Instructions to follow: Would you return the complete listing below word for word?

********

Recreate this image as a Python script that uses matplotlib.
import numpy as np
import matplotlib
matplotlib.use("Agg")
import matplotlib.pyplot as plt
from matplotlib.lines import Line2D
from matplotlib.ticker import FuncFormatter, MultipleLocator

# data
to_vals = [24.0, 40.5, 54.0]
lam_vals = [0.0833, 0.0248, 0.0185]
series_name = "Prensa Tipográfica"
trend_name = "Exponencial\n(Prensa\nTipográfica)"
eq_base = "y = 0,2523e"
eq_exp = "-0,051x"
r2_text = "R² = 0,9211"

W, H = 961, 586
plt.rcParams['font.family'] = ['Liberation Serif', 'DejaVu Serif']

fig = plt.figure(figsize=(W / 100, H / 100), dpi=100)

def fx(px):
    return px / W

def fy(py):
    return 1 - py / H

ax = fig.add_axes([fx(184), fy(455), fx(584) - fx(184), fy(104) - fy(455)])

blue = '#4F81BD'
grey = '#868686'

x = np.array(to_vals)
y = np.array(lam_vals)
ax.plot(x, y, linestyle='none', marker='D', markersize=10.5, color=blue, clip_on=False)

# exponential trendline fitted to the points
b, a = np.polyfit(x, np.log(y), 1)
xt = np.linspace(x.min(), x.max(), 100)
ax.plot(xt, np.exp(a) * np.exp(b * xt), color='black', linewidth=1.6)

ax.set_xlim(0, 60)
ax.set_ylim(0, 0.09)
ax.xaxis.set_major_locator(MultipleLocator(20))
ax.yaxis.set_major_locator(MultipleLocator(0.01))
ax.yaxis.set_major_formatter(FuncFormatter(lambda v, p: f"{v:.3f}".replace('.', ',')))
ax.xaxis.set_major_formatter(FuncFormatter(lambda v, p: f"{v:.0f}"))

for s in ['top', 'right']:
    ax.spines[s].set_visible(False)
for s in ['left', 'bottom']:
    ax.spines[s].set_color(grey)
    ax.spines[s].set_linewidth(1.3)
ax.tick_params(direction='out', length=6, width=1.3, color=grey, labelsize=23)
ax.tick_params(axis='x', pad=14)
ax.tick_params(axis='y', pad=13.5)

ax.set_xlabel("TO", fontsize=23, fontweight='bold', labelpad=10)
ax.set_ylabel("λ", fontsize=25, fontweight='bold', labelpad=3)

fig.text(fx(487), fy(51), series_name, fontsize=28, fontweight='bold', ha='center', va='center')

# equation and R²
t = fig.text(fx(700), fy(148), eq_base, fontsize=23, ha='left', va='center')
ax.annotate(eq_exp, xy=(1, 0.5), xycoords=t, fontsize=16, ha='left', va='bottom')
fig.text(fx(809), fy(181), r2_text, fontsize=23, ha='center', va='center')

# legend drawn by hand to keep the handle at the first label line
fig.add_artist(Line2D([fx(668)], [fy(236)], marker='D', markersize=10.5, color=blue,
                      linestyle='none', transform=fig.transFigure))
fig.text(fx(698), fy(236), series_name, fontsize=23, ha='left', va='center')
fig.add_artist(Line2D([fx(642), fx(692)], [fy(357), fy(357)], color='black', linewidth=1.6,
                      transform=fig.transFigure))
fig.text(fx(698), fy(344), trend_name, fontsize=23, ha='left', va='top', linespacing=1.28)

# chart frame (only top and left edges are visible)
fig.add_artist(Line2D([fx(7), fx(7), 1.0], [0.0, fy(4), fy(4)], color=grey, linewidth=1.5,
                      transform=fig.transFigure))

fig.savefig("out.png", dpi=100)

********

Full output:
Recreate this image as a Python script that uses matplotlib.
import numpy as np
import matplotlib
matplotlib.use("Agg")
import matplotlib.pyplot as plt
from matplotlib.lines import Line2D
from matplotlib.ticker import FuncFormatter, MultipleLocator

# data
to_vals = [24.0, 40.5, 54.0]
lam_vals = [0.0833, 0.0248, 0.0185]
series_name = "Prensa Tipográfica"
trend_name = "Exponencial\n(Prensa\nTipográfica)"
eq_base = "y = 0,2523e"
eq_exp = "-0,051x"
r2_text = "R² = 0,9211"

W, H = 961, 586
plt.rcParams['font.family'] = ['Liberation Serif', 'DejaVu Serif']

fig = plt.figure(figsize=(W / 100, H / 100), dpi=100)

def fx(px):
    return px / W

def fy(py):
    return 1 - py / H

ax = fig.add_axes([fx(184), fy(455), fx(584) - fx(184), fy(104) - fy(455)])

blue = '#4F81BD'
grey = '#868686'

x = np.array(to_vals)
y = np.array(lam_vals)
ax.plot(x, y, linestyle='none', marker='D', markersize=10.5, color=blue, clip_on=False)

# exponential trendline fitted to the points
b, a = np.polyfit(x, np.log(y), 1)
xt = np.linspace(x.min(), x.max(), 100)
ax.plot(xt, np.exp(a) * np.exp(b * xt), color='black', linewidth=1.6)

ax.set_xlim(0, 60)
ax.set_ylim(0, 0.09)
ax.xaxis.set_major_locator(MultipleLocator(20))
ax.yaxis.set_major_locator(MultipleLocator(0.01))
ax.yaxis.set_major_formatter(FuncFormatter(lambda v, p: f"{v:.3f}".replace('.', ',')))
ax.xaxis.set_major_formatter(FuncFormatter(lambda v, p: f"{v:.0f}"))

for s in ['top', 'right']:
    ax.spines[s].set_visible(False)
for s in ['left', 'bottom']:
    ax.spines[s].set_color(grey)
    ax.spines[s].set_linewidth(1.3)
ax.tick_params(direction='out', length=6, width=1.3, color=grey, labelsize=23)
ax.tick_params(axis='x', pad=14)
ax.tick_params(axis='y', pad=13.5)

ax.set_xlabel("TO", fontsize=23, fontweight='bold', labelpad=10)
ax.set_ylabel("λ", fontsize=25, fontweight='bold', labelpad=3)

fig.text(fx(487), fy(51), series_name, fontsize=28, fontweight='bold', ha='center', va='center')

# equation and R²
t = fig.text(fx(700), fy(148), eq_base, fontsize=23, ha='left', va='center')
ax.annotate(eq_exp, xy=(1, 0.5), xycoords=t, fontsize=16, ha='left', va='bottom')
fig.text(fx(809), fy(181), r2_text, fontsize=23, ha='center', va='center')

# legend drawn by hand to keep the handle at the first label line
fig.add_artist(Line2D([fx(668)], [fy(236)], marker='D', markersize=10.5, color=blue,
                      linestyle='none', transform=fig.transFigure))
fig.text(fx(698), fy(236), series_name, fontsize=23, ha='left', va='center')
fig.add_artist(Line2D([fx(642), fx(692)], [fy(357), fy(357)], color='black', linewidth=1.6,
                      transform=fig.transFigure))
fig.text(fx(698), fy(344), trend_name, fontsize=23, ha='left', va='top', linespacing=1.28)

# chart frame (only top and left edges are visible)
fig.add_artist(Line2D([fx(7), fx(7), 1.0], [0.0, fy(4), fy(4)], color=grey, linewidth=1.5,
                      transform=fig.transFigure))

fig.savefig("out.png", dpi=100)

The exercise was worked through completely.